Chelsea’s short-termism can provide a series of second chances for the club’s players. Loftus-Cheek had been loaned out by Antonio Conte, but the Italian left. Short-termism brings new managers, and new managers should bring with them clean slates. Just ask Ross Barkley, whose 131 Premier League minutes between January and May under Conte has already been more than doubled by Maurizio Sarri.

But short-termism is a double-edged sword. Each Chelsea manager – and the revolving door turns on average every two years – arrives with a list of transfer targets and his own ideas. Chelsea have signed five central midfielders in the last 14 months (Tiemoue Bakayoko, Danny Drinkwater, Barkley, Jorginho and Mateo Kovacic). Not all play in Loftus-Cheek’s preferred position, but they only make it harder to establish yourself in the first team. 

Ross Barkley Chelsea

Oversubscribed

Chelsea supporters may not care to concede it, but Loftus-Cheek is now persona non grata in the Blues’ midfield, a place he shares with Cesc Fabregas. He was left out of the matchday squad against Southampton last weekend as Barkley registered his first league goal and assist for the club. That was a reaction to Sarri’s stern words for Loftus-Cheek after his start against MOL Vidi in the Europa league.

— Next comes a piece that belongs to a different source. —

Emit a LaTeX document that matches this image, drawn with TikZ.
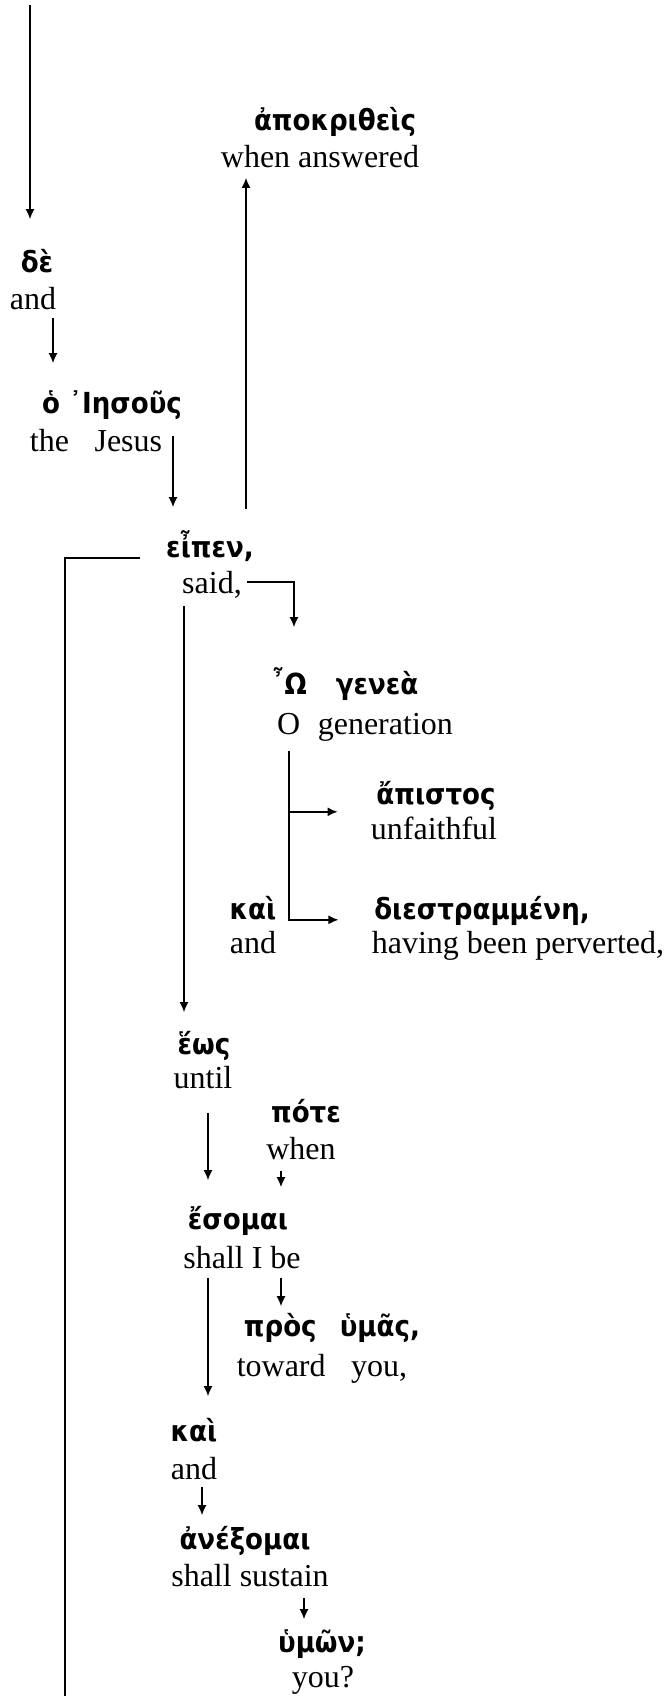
\documentclass[tikz,border=0pt]{standalone}
\usepackage{fontspec}
\setmainfont{Liberation Serif}
\newfontfamily\gkfont{DejaVu Sans}[FakeStretch=0.9]
\usetikzlibrary{arrows.meta}
\begin{document}
		\begin{tikzpicture}[x=0.5pt,y=-0.5pt,line width=0.8pt,>={Latex[length=5pt,width=4.5pt]},
			gk/.style={font={\gkfont\bfseries\fontsize{14.5}{17}\selectfont},inner sep=0pt,text height=9pt,text depth=0pt},
			en/.style={font={\fontsize{16}{19}\selectfont},inner sep=0pt,text height=11pt,text depth=0pt},
			gaps/.style 2 args={shorten <=#1,shorten >=#2}]
			\useasboundingbox (0,0) rectangle (668,1696);
			\node[gk] (apokr) at (335,122) {ἀποκριθεὶς};
			\node[en] (apokrEn) at (320,157) {when answered};
			\node[gk] (de) at (37,263) {δὲ};
			\node[en] (deEn) at (33,298) {and};
			\node[gk] (iesous) at (112,404) {ὁ ᾿Ιησοῦς};
			\node[en] (iesousEn) at (96,440) {the\hspace{.8em}Jesus};
			\node[gk] (eipen) at (210,548) {εἶπεν,};
			\node[en] (eipenEn) at (212,582) {said,};
			\node[gk] (genea) at (345,685) {῏Ω\hspace{1em}γενεὰ};
			\node[en] (geneaEn) at (365,723) {O\hspace{.55em}generation};
			\node[gk] (apistos) at (436,795) {ἄπιστος};
			\node[en] (apistosEn) at (434,828) {unfaithful};
			\node[gk] (kai) at (253,910) {καὶ};
			\node[en] (kaiEn) at (253,942) {and};
			\node[gk] (diestr) at (482,910) {διεστραμμένη,};
			\node[en] (diestrEn) at (518,942) {having been perverted,};
			\node[gk] (heos) at (204,1045) {ἕως};
			\node[en] (heosEn) at (203,1077) {until};
			\node[gk] (pote) at (306,1113) {πότε};
			\node[en] (poteEn) at (301,1148) {when};
			\node[gk] (esomai) at (238,1220) {ἔσομαι};
			\node[en] (esomaiEn) at (242,1257) {shall I be};
			\node[gk] (pros) at (332,1327) {πρὸς\hspace{.8em}ὑμᾶς,};
			\node[en] (prosEn) at (322,1365) {toward\hspace{.8em}you,};
			\node[gk] (kaiB) at (194,1432) {καὶ};
			\node[en] (kaiBEn) at (194,1468) {and};
			\node[gk] (anex) at (245,1540) {ἀνέξομαι};
			\node[en] (anexEn) at (250,1575) {shall sustain};
			\node[gk] (hymon) at (322,1643) {ὑμῶν;};
			\node[en] (hymonEn) at (323,1676) {you?};
			% rails
			\coordinate (start) at (30,5);
			\coordinate (bottom) at (65,1696);
			\coordinate (rDe) at (53,0);
			\coordinate (rIes) at (173,0);
			\coordinate (rAns) at (246,0);
			\coordinate (rSaid) at (294,0);
			\coordinate (rHeos) at (184,0);
			\coordinate (rGen) at (289,0);
			\coordinate (rEso) at (208,0);
			\coordinate (rPote) at (281,0);
			\coordinate (rKai) at (202,0);
			\coordinate (rAnex) at (304,0);
			\draw[->,shorten >=17pt] (start) -- (start |- de.north);
			\draw[->,gaps={4pt}{15.5pt}] (rDe |- deEn.south) -- (rDe |- iesous.north);
			\draw[->,gaps={4pt}{15.5pt}] (rIes |- iesousEn.north) -- (rIes |- eipen.north);
			\draw[->,gaps={14.5pt}{4.5pt}] (rAns |- eipen.north) -- (rAns |- apokrEn.south);
			\draw ([xshift=-12.5pt]eipen.south west) -| (bottom);
			\draw[->,shorten >=24pt] ([xshift=2pt]eipenEn.east) -| (rSaid |- genea.north);
			\draw[->,gaps={6pt}{11.5pt}] (rHeos |- eipenEn.south) -- (rHeos |- heos.north);
			\draw[->,shorten <=8pt] (rGen |- geneaEn.south) |- ([xshift=-17.5pt]diestr.south west);
			\draw[->] ([yshift=-3.5pt]rGen |- apistos.south) -- ([xshift=-19pt,yshift=-3.5pt]apistos.south west);
			\draw[->,gaps={12pt}{15pt}] (rEso |- heosEn.south) -- (rEso |- esomai.north);
			\draw[->,gaps={5.5pt}{11.5pt}] (rPote |- poteEn.south) -- (rPote |- esomai.north);
			\draw[->,gaps={4.5pt}{5.5pt}] (rPote |- esomaiEn.south) -- (rPote |- pros.north);
			\draw[->,gaps={4.5pt}{13pt}] (rEso |- esomaiEn.south) -- (rEso |- kaiB.north);
			\draw[->,gaps={3.5pt}{7.5pt}] (rKai |- kaiBEn.south) -- (rKai |- anex.north);
			\draw[->,gaps={5.5pt}{7pt}] (rAnex |- anexEn.south) -- (rAnex |- hymon.north);
		\end{tikzpicture}
\end{document}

“He’s a great player from the technical point of view, and from the physical point of view,” Sarri said. “But he has to improve from a tactical point of view. I want more from the tactical point of view because we conceded three or four counter-attacks to the opponent. We have to do better, especially in this case with the midfielders.”

Perhaps most crushingly, it’s also Barkley who is now keeping him out of the England setup: Loftus-Cheek was excluded behind his club team-mate by Gareth Southgate for this round of international fixtures.

NEWS Sarri: Barkley can live up to his 'great' potential

Ruben Loftus-Cheek Europa League

It’s very hard to be optimistic about the short-term future. Having signed Jorginho and Kovacic, adopting the inimitable N’Golo Kante and transforming Barkley, Sarri already has four players for three positions. Most likely is that Loftus-Cheek will have to make do with Europa League, EFL Cup and FA Cup starts against weaker opposition.

That might be sufficient if he was 19, but Loftus-Cheek turns 23 in January and has started just 36 club games in his senior career. It may be time to face the reality that Chelsea was the best club for his tutelage, but one of the worst for his eventual development. Otherwise he faces a catch-22: the tactical maturity Sarri craves comes with experience, but experience is limited by his manager due to the tactical immaturity.

Bitter end

Admitting defeat will be hard. Loftus-Cheek has been at Chelsea since the age of eight, placed on a conveyor belt to the first team that only ground to a halt when the happy ending was in full view. Every coach at Chelsea who has worked with him speaks of a player destined for the very top, while Rio Ferdinand was famously astonished by his ability to read play as a 16-year-old when watching the Nike Cup at Carrington in 2011.

On this journey, failure is castigated from the minds of the young. Only 0.4% of boys who enter the academy of a professional club at the age of nine will make a career out of the game, and mental resilience is one tool to ensure that you are not one of the 96.6%. Natural talent only counts for so much.

But Loftus-Cheek does now have difficult questions to answer of himself and Chelsea; questions that could define his career. If a loan move in January strikes as the obvious move, is that merely delaying the inevitable?

The honest assessment is that we don’t yet have enough proof of Loftus-Cheek’s ability, simply because he has had insufficient opportunities to prove it. Goodwill is still high after recent England appearances, but it won't last forever. It might be time to find a club that will cherish him.